We would e-mail semi-annually for a couple of years. Then he surprised me by asking me out, out of the blue. It was one of those moments ex-girlfriends wish for: the offender returns, realizing what he has given up. I hemmed and hawed for a few, well, months, and he finally got the idea that I was leery. While it was tempting to reconnect, it was also tempting fate. The last time I saw him was over a year ago when his band played nearby. We had a nice talk after the show, hugged goodbye and had an awkward parting glance.
So, cut to today when a buddy who is linked into Desert Storm's mutual friend network called. She said she had big news about someone we both knew. I immediately thought, "Desert Storm's getting married." Close, but no cigar. Rather, it was the exit of a closet by my most infamous ex. And while I say gay, I must assume he's really bisexual since he was a true lover of the ladies and quite a lustful lad with me. Gay, bi, straight--whatever. When two people share their lives and their hearts for a length of time, their preferred sexual organs in a partner is really secondary. As long as no intentional deceit or abuse is at work, people are people. Souls are souls.
Did I suspect anything, the daytime show host would ask me about now. Well, he was in touch with his feminine side to be sure. The story he once shared that sticks out in my mind is the time he wanted to dress up as a certain female pop star for Halloween when he was about 11. Very My Life in Pink. And people who knew him casually would sometimes assume he was gay. So it's not a big surprise that he might like to take a walk on the non-hetero side.
The happy ending is that I'm happy for him. Our relationship will always be a little piece of his history, and that's nice to know.
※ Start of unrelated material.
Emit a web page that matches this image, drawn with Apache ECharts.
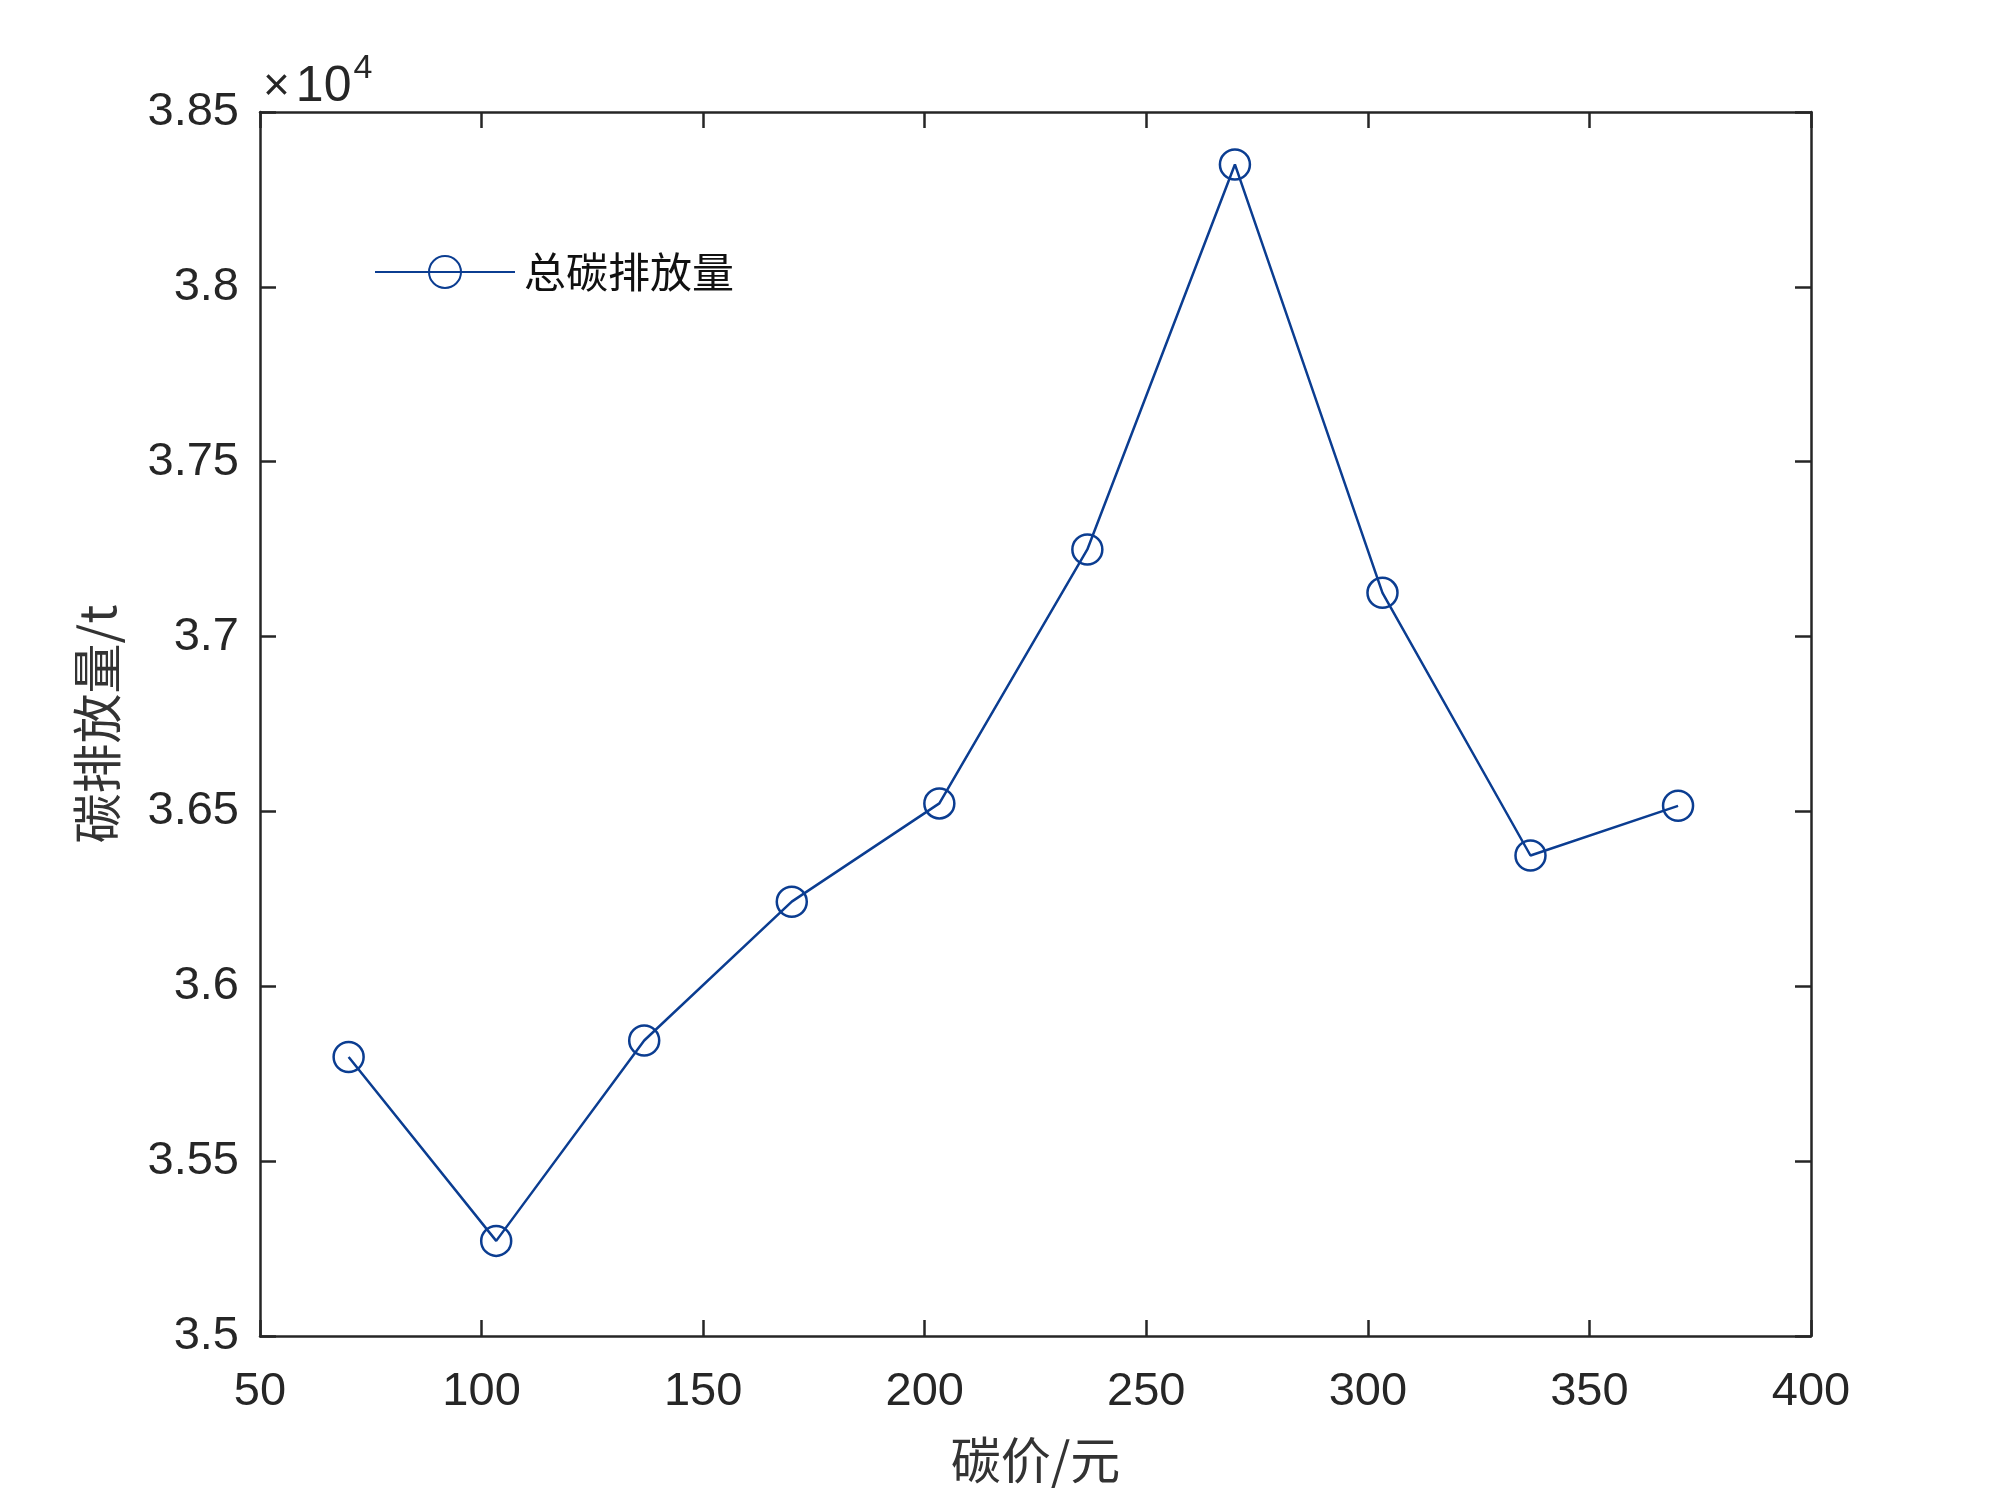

The fact that he came out actually helps me get some closure regarding my occasional "what if" musings. After all, the positive parts of that relationship were exactly what I picture the perfect relationship to be: snappy repartee, amazing chemistry, mutual cheerleading and shared creative expression. The negative parts of that relationship, not so much. But I do wish Desert Storm well and hope this will bring some added happiness, pleasure and peace to his life. I hope I can talk about this with him someday. Partly out of curiousity about what was the straw that made the camel Brokeback, partly because I still care. And still love him. And always will.